Whilst still on the label thing, it seems an apt time to discuss the ‘Zara’. There are novels shorter than their care labels so unless you want the sensation of a tarantula next to your body each time you wear the item, I’m snipping.

The thing with labels is, I’m a genuine do-gooder if I see someone with their label hanging out of their clothing. Nothing worse than trying to rock your ‘Alaïa‘ when you’ve got your ‘Atmosphere’ label sticking out. (No shame in a bit of Primark.)

Some are beyond redemption. I’m talking about the ones who only manage to pull off the card bit of a label, but happily leave the scratchy, irritating plastic kimble bit behind. WTF?
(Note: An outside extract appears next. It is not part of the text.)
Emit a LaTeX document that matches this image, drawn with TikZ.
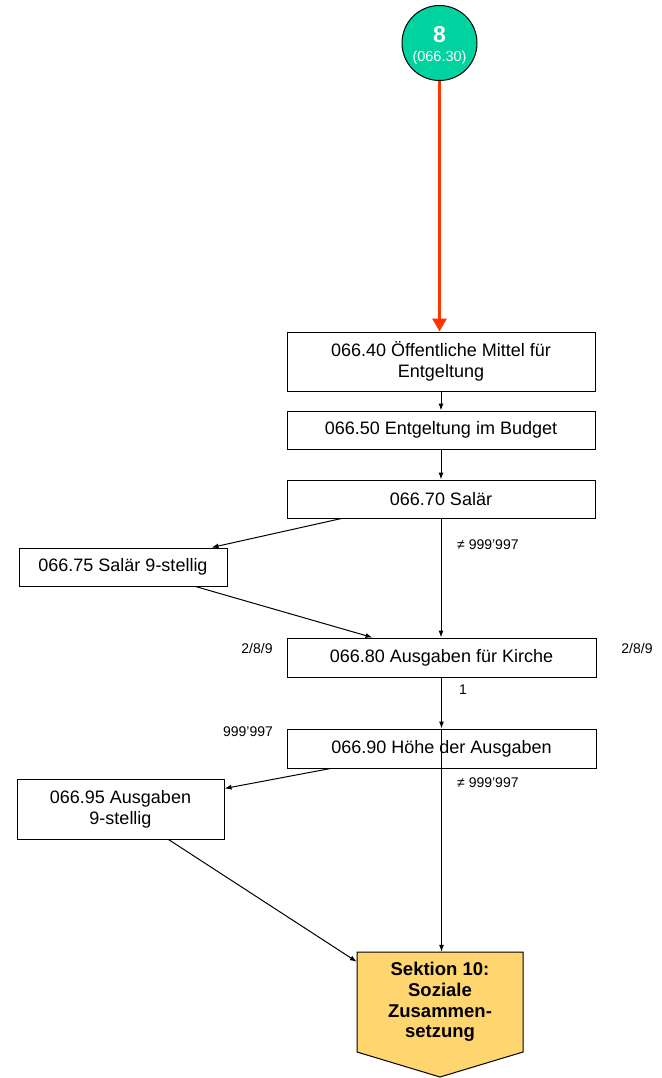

I’ve come to realise though, that there are room for all sorts. I was with a friend the other day and pointed out that she still had the white pricing label on the bottom of a pair of fabulous shoes and did she want me to remove it for her.  She looked at me like I was a freak. I looked at her like she was a freak. We hugged. We’re fine about it.

All that aside,  just know that I’ll be the one with the white spirit, cleaning every bit of sticky residue off the soles of my own shoe collection.

(Oh, and C&A stands for the founders, ‘Clemens & August’. Not C*nt & Arse.)